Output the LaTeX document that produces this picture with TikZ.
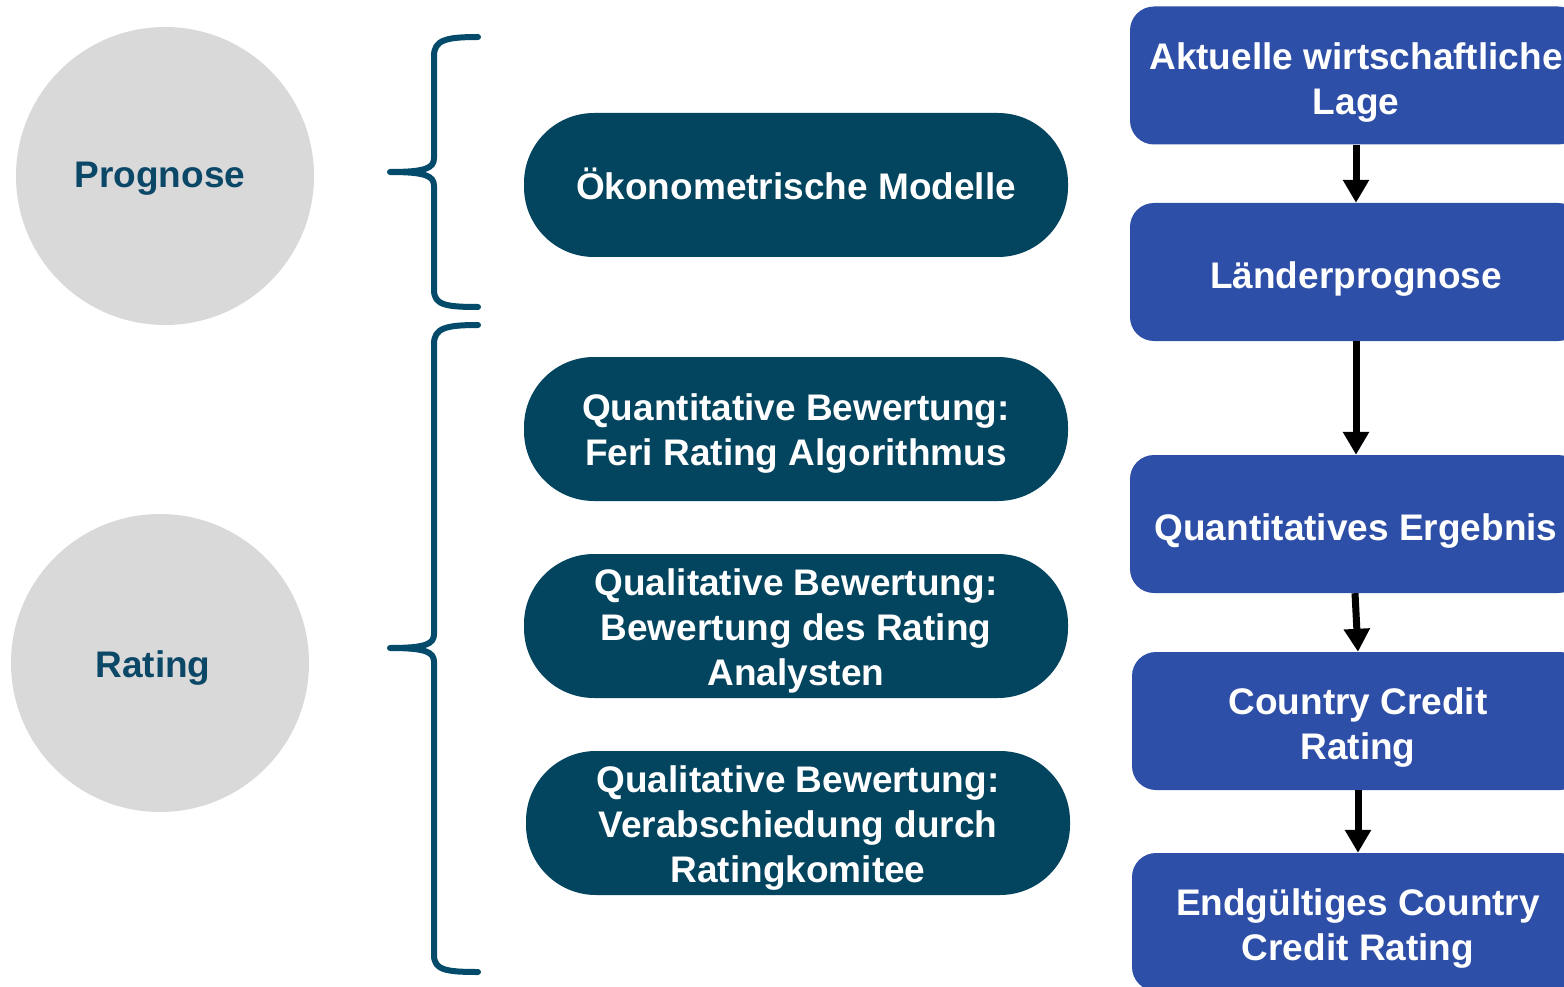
------------------------------------
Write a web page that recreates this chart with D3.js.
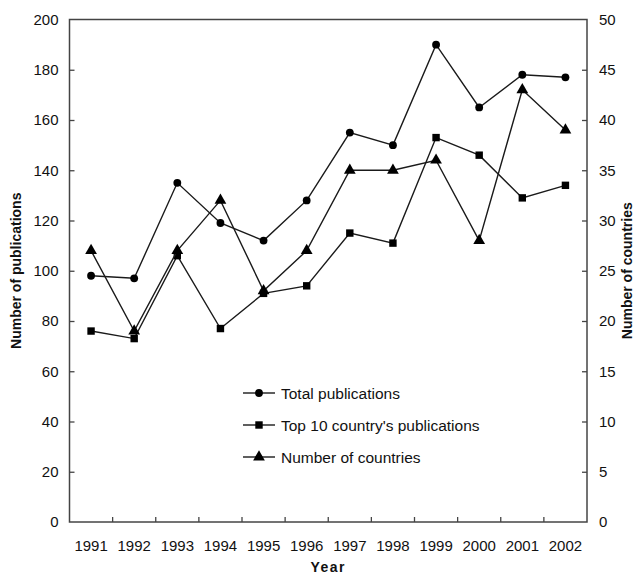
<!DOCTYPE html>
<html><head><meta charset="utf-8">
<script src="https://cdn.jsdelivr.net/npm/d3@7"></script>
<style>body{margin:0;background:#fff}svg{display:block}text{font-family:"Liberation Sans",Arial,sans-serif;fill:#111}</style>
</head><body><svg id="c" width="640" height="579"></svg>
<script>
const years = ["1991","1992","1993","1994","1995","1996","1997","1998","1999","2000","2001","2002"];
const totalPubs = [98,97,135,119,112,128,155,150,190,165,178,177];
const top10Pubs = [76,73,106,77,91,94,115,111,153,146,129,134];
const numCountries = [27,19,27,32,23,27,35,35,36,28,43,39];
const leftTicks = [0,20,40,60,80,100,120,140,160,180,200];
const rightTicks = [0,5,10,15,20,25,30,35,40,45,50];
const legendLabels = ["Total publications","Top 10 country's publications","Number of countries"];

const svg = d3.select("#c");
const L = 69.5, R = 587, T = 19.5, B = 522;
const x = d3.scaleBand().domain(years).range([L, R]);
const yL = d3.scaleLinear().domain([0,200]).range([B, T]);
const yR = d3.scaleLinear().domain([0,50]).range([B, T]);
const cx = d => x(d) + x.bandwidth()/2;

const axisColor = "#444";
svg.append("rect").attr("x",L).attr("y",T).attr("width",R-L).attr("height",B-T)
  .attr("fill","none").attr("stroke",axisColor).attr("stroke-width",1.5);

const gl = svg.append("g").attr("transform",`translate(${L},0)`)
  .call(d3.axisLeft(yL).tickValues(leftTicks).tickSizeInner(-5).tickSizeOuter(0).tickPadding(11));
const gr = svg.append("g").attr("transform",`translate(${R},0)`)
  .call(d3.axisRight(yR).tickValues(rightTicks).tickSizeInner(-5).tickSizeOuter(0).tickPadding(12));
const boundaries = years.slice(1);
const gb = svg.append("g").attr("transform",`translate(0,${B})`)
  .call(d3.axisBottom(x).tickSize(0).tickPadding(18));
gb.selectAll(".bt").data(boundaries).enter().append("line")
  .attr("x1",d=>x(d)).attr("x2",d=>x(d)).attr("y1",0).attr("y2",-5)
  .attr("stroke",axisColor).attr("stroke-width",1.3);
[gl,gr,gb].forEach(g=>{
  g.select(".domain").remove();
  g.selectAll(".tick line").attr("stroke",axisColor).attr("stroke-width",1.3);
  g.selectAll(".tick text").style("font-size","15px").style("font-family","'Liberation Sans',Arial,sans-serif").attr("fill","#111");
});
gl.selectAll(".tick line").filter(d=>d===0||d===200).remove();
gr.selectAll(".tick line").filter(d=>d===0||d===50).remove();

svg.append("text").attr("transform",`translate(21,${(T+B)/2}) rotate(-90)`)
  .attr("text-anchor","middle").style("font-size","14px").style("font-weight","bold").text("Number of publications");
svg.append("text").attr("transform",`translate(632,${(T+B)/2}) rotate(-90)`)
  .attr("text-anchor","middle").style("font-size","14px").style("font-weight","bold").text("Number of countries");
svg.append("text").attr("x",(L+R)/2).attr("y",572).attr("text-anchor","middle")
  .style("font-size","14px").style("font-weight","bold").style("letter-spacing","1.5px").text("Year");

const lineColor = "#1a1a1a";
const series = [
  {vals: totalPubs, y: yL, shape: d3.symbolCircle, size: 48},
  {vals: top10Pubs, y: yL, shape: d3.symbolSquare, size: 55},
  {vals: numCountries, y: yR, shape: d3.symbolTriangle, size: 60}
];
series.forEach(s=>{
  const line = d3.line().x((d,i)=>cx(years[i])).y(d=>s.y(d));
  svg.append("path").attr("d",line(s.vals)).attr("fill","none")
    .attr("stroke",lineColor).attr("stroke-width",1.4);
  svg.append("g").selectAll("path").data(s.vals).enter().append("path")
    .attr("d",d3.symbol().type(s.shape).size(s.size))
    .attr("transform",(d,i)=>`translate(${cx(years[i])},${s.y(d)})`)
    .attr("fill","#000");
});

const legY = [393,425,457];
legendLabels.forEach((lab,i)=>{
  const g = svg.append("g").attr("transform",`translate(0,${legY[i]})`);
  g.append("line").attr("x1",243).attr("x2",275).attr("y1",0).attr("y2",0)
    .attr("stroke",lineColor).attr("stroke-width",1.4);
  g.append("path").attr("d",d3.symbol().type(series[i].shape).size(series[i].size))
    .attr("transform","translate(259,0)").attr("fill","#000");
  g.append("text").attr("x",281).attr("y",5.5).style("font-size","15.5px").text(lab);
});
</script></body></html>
------------------------------------
■ **Problem to solve**
Repeat exactly, and only, the lines between the line holding "Write a web" and the line holding "const cx = d => x(d) + x.bandwidth()/2;", inclusive, leaving pictures out.

■ **Answer for this exercise**
Write a web page that recreates this chart with D3.js.
<!DOCTYPE html>
<html><head><meta charset="utf-8">
<script src="https://cdn.jsdelivr.net/npm/d3@7"></script>
<style>body{margin:0;background:#fff}svg{display:block}text{font-family:"Liberation Sans",Arial,sans-serif;fill:#111}</style>
</head><body><svg id="c" width="640" height="579"></svg>
<script>
const years = ["1991","1992","1993","1994","1995","1996","1997","1998","1999","2000","2001","2002"];
const totalPubs = [98,97,135,119,112,128,155,150,190,165,178,177];
const top10Pubs = [76,73,106,77,91,94,115,111,153,146,129,134];
const numCountries = [27,19,27,32,23,27,35,35,36,28,43,39];
const leftTicks = [0,20,40,60,80,100,120,140,160,180,200];
const rightTicks = [0,5,10,15,20,25,30,35,40,45,50];
const legendLabels = ["Total publications","Top 10 country's publications","Number of countries"];

const svg = d3.select("#c");
const L = 69.5, R = 587, T = 19.5, B = 522;
const x = d3.scaleBand().domain(years).range([L, R]);
const yL = d3.scaleLinear().domain([0,200]).range([B, T]);
const yR = d3.scaleLinear().domain([0,50]).range([B, T]);
const cx = d => x(d) + x.bandwidth()/2;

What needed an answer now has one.